23 N.C. 52 | N.C. | 1840
We are of opinion that the facts shown do not make out such a failure, upon the ground that from them it appears that the suit is undecided, and victory or defeat, success or failure, remains to be ascertained by the result of that suit.
It may not be easy for a court of law to pronounce upon the effect of the decretal order that was made in the equity suit; but it cannot fail to see that order does not determine nor profess to determine the controversy between the parties. It makes, indeed, a different arrangement for the custody of the slaves than that which was temporarily directed upon the filing of the bill, and which had expired by its own limitation. But for some purpose or other it continues and upholds the injunction, which had issued to restrain the defendant from carrying the negroes out of the State, and concludes with authorizing the plaintiffs and the defendant to amend their respective allegations. Which of the parties gets the advantage in this, their first encounter, it is unnecessary to inquire. It is enough for the purpose of this suit that the contest is not ended.
Failure, used in connection with any enterprise, in its ordinary (55) and obvious sense, means abandonment or defeat. There may be checks, there may be disappointments, there may be auguries of *48 ill omen, but so long as the enterprise is prosecuted and its result unascertained, there is no failure. That the term failure in the bond before us was used in this, its ordinary sense, is rendered more probable by the manifest resemblance between this bond and the prosecution bond given by plaintiffs in suits at law.
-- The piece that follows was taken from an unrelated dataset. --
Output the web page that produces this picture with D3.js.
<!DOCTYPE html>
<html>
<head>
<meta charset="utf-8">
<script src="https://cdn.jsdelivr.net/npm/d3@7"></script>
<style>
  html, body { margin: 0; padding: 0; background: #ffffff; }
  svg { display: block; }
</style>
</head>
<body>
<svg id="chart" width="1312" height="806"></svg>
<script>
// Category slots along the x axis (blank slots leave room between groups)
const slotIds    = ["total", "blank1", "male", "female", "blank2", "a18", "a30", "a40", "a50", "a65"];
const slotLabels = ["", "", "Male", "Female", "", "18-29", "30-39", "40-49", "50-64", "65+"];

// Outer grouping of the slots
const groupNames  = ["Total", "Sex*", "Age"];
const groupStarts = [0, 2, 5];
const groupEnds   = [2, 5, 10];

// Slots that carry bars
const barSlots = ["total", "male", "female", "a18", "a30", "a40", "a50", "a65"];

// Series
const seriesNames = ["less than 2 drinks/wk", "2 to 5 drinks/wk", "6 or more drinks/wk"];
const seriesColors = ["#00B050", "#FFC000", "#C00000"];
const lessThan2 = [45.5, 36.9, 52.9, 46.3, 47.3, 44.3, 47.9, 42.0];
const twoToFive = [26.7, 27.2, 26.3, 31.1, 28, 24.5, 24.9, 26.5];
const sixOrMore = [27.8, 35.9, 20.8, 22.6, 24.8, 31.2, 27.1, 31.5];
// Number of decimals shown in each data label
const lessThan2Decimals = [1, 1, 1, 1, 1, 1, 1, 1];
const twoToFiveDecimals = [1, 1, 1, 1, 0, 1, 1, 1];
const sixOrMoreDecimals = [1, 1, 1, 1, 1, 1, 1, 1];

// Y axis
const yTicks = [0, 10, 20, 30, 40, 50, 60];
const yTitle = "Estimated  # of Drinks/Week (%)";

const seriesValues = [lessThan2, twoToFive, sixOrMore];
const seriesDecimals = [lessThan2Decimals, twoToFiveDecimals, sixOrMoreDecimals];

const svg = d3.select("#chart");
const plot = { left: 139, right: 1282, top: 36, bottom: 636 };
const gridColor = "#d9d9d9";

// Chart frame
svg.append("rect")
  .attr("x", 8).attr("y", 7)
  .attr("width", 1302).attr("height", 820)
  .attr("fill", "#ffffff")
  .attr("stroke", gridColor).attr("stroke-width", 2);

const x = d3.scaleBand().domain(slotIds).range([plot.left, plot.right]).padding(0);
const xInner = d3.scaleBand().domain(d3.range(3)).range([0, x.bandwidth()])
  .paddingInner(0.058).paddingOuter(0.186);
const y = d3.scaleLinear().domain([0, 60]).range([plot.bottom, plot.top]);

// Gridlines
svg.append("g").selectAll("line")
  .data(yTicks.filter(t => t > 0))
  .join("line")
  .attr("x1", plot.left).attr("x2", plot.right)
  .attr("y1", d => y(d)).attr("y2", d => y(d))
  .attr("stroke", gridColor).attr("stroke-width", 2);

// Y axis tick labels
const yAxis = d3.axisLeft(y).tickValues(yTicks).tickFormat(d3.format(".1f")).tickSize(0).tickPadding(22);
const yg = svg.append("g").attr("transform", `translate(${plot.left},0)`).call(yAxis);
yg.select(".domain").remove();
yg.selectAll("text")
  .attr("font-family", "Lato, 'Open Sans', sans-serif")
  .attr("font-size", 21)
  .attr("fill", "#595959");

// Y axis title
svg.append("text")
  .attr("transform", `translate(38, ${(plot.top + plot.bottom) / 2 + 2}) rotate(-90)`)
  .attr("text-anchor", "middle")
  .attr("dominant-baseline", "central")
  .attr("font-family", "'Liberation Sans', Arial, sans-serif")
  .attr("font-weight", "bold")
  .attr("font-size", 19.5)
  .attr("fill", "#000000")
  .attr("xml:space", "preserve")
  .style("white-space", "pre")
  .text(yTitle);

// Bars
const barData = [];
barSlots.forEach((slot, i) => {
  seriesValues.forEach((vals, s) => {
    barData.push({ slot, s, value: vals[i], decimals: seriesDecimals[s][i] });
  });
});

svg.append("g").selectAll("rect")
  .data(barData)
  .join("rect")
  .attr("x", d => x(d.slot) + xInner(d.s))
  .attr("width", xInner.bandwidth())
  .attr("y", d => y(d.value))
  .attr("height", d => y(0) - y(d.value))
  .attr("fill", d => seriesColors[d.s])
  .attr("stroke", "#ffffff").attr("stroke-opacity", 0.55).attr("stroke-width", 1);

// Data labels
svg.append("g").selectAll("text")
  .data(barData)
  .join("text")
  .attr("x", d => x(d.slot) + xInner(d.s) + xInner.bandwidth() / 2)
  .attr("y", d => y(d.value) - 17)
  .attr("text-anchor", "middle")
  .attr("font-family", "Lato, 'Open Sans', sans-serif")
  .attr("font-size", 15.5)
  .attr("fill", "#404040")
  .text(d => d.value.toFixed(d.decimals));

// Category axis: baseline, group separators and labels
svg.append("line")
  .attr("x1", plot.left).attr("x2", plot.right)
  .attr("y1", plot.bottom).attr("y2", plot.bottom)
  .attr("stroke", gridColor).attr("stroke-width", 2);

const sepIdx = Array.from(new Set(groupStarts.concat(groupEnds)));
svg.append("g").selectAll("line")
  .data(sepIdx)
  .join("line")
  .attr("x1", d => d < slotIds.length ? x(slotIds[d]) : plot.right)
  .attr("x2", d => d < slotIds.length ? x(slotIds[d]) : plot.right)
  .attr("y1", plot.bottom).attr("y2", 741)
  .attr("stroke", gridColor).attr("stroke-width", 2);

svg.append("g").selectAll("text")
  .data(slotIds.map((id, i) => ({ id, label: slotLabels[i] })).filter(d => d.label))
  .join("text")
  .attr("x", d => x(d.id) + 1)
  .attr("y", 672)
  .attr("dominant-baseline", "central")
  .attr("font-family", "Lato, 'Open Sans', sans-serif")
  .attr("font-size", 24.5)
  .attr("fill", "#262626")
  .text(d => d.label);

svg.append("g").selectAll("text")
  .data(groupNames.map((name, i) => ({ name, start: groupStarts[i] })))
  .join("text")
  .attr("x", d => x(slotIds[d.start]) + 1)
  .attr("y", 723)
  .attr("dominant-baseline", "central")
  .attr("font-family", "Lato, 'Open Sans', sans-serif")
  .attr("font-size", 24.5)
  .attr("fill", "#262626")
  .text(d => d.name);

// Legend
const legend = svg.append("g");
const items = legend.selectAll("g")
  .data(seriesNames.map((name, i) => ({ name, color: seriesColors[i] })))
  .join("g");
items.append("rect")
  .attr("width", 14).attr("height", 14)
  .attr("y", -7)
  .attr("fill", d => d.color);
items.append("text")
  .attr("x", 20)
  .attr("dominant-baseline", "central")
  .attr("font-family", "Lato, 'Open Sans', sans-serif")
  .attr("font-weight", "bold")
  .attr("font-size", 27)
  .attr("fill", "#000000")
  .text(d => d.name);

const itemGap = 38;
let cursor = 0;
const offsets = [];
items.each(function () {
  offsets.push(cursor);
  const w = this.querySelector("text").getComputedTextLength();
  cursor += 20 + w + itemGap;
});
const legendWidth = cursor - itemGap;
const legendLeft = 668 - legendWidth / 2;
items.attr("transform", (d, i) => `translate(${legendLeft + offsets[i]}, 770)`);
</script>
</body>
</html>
The clerk of every court of law is required, before he issues any writ or leading process, to take sufficient security from the person so applying, "conditioned that he will prosecute such suit, and, in case of failure, pay to the defendant all such costs and damages as may be awarded against him." What is meant in a bond taken under this act, by "prosecution of the suit," and by "failure" therein, is beyond doubt. They mean, on the one hand, a successful prosecution unto final judgment, and, on the other, a voluntary abandonment of the suit, or a final judgment against the plaintiff. Now, what good reason can be assigned why the same terms used in the condition of the bond before us — so strikingly like the ordinary bond given by every plaintiff on instituting a suit at law — should receive a different meaning? The error into which the court below has fallen was probably occasioned by regarding the bond as an injunction bond, and thence inferring that the condition thereof ought to be interpreted by analogy to that which prevails in ordinary injunction bonds. But it is to be noticed that the condition of these, that is to say, wherever an injunction issues to stay execution of a judgment at law, is positively prescribed by statute: "the complainant shall enter into bond with sufficient security before the master of the court of equity, whence the injunction issues, for the payment into court of the sum complained of, and all costs, upon the dissolution of the injunction." The specific contingency upon which the entire obligation rests is the dissolution of that injunction. If it be dissolved, the bond necessarily becomes absolute. But no statute prescribes the form in which any other injunction bond shall be given. Upon the sound discretion of the judge, who makes a fiat for such injunction, depends the security to be demanded (56) from the applicant. And upon the terms of that security depends the liability of him or them who enter into it.
The order of the court of equity that the plaintiff have leave to put the bond in suit has no other effect than to save her from the penalties of a contempt for bringing an action thereon without permission. It cannot modify the character of the instrument.